- PROVIDED MATERIAL:
** BEGIN **
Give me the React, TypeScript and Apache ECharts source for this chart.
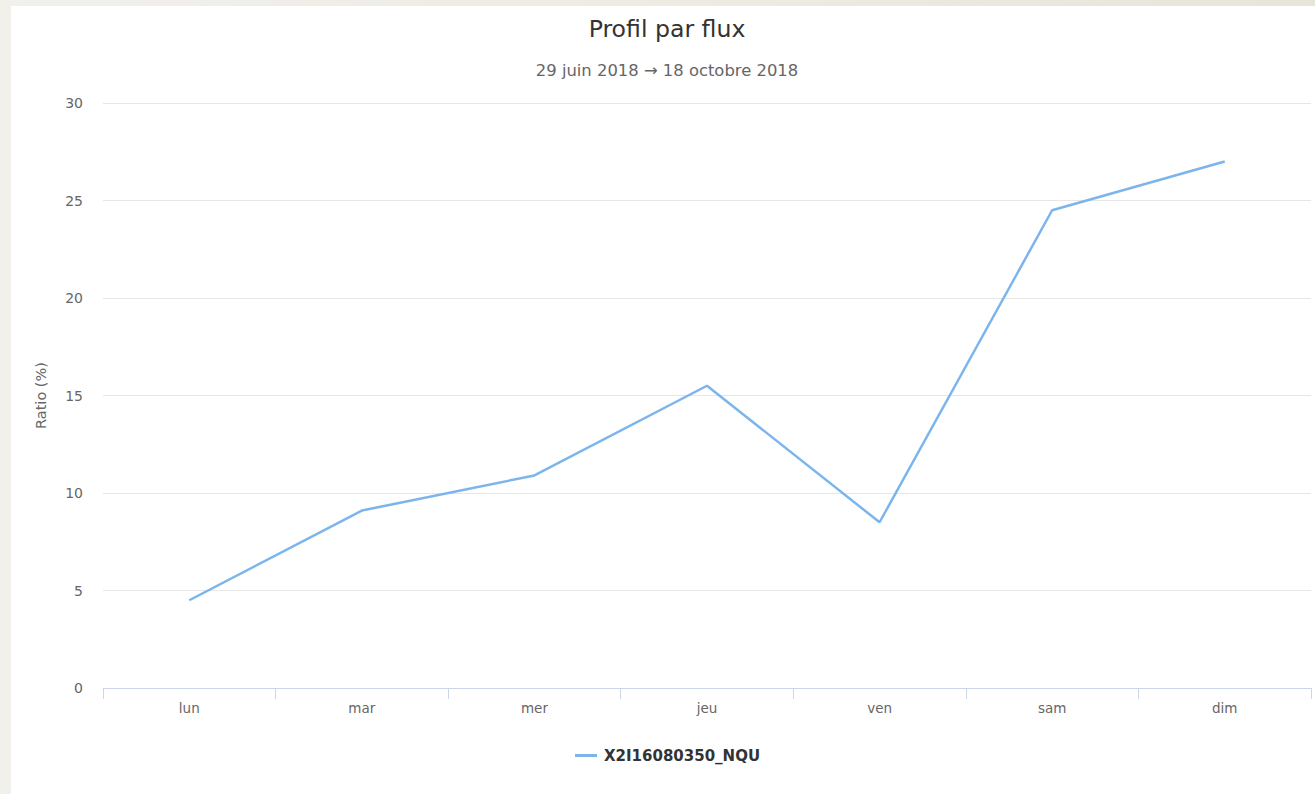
import React, { useEffect, useRef } from "react";
import * as echarts from "echarts";

const categories = ["lun", "mar", "mer", "jeu", "ven", "sam", "dim"];
const seriesName = "X2I16080350_NQU";
const ratioValues = [4.5, 9.1, 10.9, 15.5, 8.5, 24.5, 27.0];
const titleText = "Profil par flux";
const subtitleText = "29 juin 2018 → 18 octobre 2018";
const yAxisName = "Ratio (%)";

const FONT = "'DejaVu Sans', Verdana, sans-serif";

export default function App() {
  const ref = useRef<HTMLDivElement>(null);
  useEffect(() => {
    if (!ref.current) return;
    const chart = echarts.init(ref.current, undefined, { renderer: "svg" });
    chart.setOption({
      animation: false,
      backgroundColor: "transparent",
      textStyle: { fontFamily: FONT },
      title: [
        {
          text: titleText,
          left: 667,
          top: 17,
          textAlign: "center",
          padding: 0,
          textStyle: { fontFamily: FONT, fontSize: 23.6, fontWeight: "normal", color: "#333333" },
        },
        {
          text: subtitleText,
          left: 667,
          top: 62,
          textAlign: "center",
          padding: 0,
          textStyle: { fontFamily: FONT, fontSize: 16.4, fontWeight: "normal", color: "#666666" },
        },
      ],
      legend: {
        left: 575,
        top: 748,
        padding: 0,
        icon: "rect",
        itemWidth: 22,
        itemHeight: 3,
        textStyle: { fontFamily: FONT, fontSize: 15, fontWeight: "bold", color: "#333333", padding: [0, 0, 0, 2] },
        data: [seriesName],
      },
      grid: { left: 103, right: 4, top: 103, bottom: 106, containLabel: false },
      xAxis: {
        type: "category",
        data: categories,
        boundaryGap: true,
        axisLine: { lineStyle: { color: "#ccd6eb", width: 1 } },
        axisTick: { show: true, length: 11, lineStyle: { color: "#ccd6eb" } },
        axisLabel: { fontFamily: FONT, fontSize: 13.5, color: "#666666", margin: 13 },
        splitLine: { show: false },
      },
      yAxis: {
        type: "value",
        min: 0,
        max: 30,
        interval: 5,
        name: yAxisName,
        nameLocation: "middle",
        nameGap: 55,
        nameTextStyle: { fontFamily: FONT, fontSize: 14.5, color: "#666666" },
        axisLine: { show: false },
        axisTick: { show: false },
        axisLabel: { fontFamily: FONT, fontSize: 14, color: "#666666", margin: 20, padding: [0, 0, 5, 0] },
        splitLine: { lineStyle: { color: "#e6e6e6", width: 1 } },
      },
      series: [
        {
          name: seriesName,
          type: "line",
          data: ratioValues,
          symbol: "none",
          lineStyle: { color: "#7cb5ec", width: 2.5 },
          itemStyle: { color: "#7cb5ec" },
        },
      ],
    });
    return () => chart.dispose();
  }, []);

  return (
    <div
      style={{
        position: "fixed",
        left: 0,
        top: 0,
        width: 1315,
        height: 794,
        background: "linear-gradient(90deg, #f2f0eb 0%, #eeebe4 50%, #e9e4d9 100%)",
      }}
    >
      <div
        style={{ position: "absolute", left: 11, top: 6, right: 0, bottom: 0, background: "#ffffff" }}
      />
      <div ref={ref} style={{ position: "absolute", left: 0, top: 0, width: 1315, height: 794 }} />
    </div>
  );
}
** END **
- STATED TASK:
Without the pictures, copy the material exactly as given.

- FULL SOLUTION:
Give me the React, TypeScript and Apache ECharts source for this chart.
import React, { useEffect, useRef } from "react";
import * as echarts from "echarts";

const categories = ["lun", "mar", "mer", "jeu", "ven", "sam", "dim"];
const seriesName = "X2I16080350_NQU";
const ratioValues = [4.5, 9.1, 10.9, 15.5, 8.5, 24.5, 27.0];
const titleText = "Profil par flux";
const subtitleText = "29 juin 2018 → 18 octobre 2018";
const yAxisName = "Ratio (%)";

const FONT = "'DejaVu Sans', Verdana, sans-serif";

export default function App() {
  const ref = useRef<HTMLDivElement>(null);
  useEffect(() => {
    if (!ref.current) return;
    const chart = echarts.init(ref.current, undefined, { renderer: "svg" });
    chart.setOption({
      animation: false,
      backgroundColor: "transparent",
      textStyle: { fontFamily: FONT },
      title: [
        {
          text: titleText,
          left: 667,
          top: 17,
          textAlign: "center",
          padding: 0,
          textStyle: { fontFamily: FONT, fontSize: 23.6, fontWeight: "normal", color: "#333333" },
        },
        {
          text: subtitleText,
          left: 667,
          top: 62,
          textAlign: "center",
          padding: 0,
          textStyle: { fontFamily: FONT, fontSize: 16.4, fontWeight: "normal", color: "#666666" },
        },
      ],
      legend: {
        left: 575,
        top: 748,
        padding: 0,
        icon: "rect",
        itemWidth: 22,
        itemHeight: 3,
        textStyle: { fontFamily: FONT, fontSize: 15, fontWeight: "bold", color: "#333333", padding: [0, 0, 0, 2] },
        data: [seriesName],
      },
      grid: { left: 103, right: 4, top: 103, bottom: 106, containLabel: false },
      xAxis: {
        type: "category",
        data: categories,
        boundaryGap: true,
        axisLine: { lineStyle: { color: "#ccd6eb", width: 1 } },
        axisTick: { show: true, length: 11, lineStyle: { color: "#ccd6eb" } },
        axisLabel: { fontFamily: FONT, fontSize: 13.5, color: "#666666", margin: 13 },
        splitLine: { show: false },
      },
      yAxis: {
        type: "value",
        min: 0,
        max: 30,
        interval: 5,
        name: yAxisName,
        nameLocation: "middle",
        nameGap: 55,
        nameTextStyle: { fontFamily: FONT, fontSize: 14.5, color: "#666666" },
        axisLine: { show: false },
        axisTick: { show: false },
        axisLabel: { fontFamily: FONT, fontSize: 14, color: "#666666", margin: 20, padding: [0, 0, 5, 0] },
        splitLine: { lineStyle: { color: "#e6e6e6", width: 1 } },
      },
      series: [
        {
          name: seriesName,
          type: "line",
          data: ratioValues,
          symbol: "none",
          lineStyle: { color: "#7cb5ec", width: 2.5 },
          itemStyle: { color: "#7cb5ec" },
        },
      ],
    });
    return () => chart.dispose();
  }, []);

  return (
    <div
      style={{
        position: "fixed",
        left: 0,
        top: 0,
        width: 1315,
        height: 794,
        background: "linear-gradient(90deg, #f2f0eb 0%, #eeebe4 50%, #e9e4d9 100%)",
      }}
    >
      <div
        style={{ position: "absolute", left: 11, top: 6, right: 0, bottom: 0, background: "#ffffff" }}
      />
      <div ref={ref} style={{ position: "absolute", left: 0, top: 0, width: 1315, height: 794 }} />
    </div>
  );
}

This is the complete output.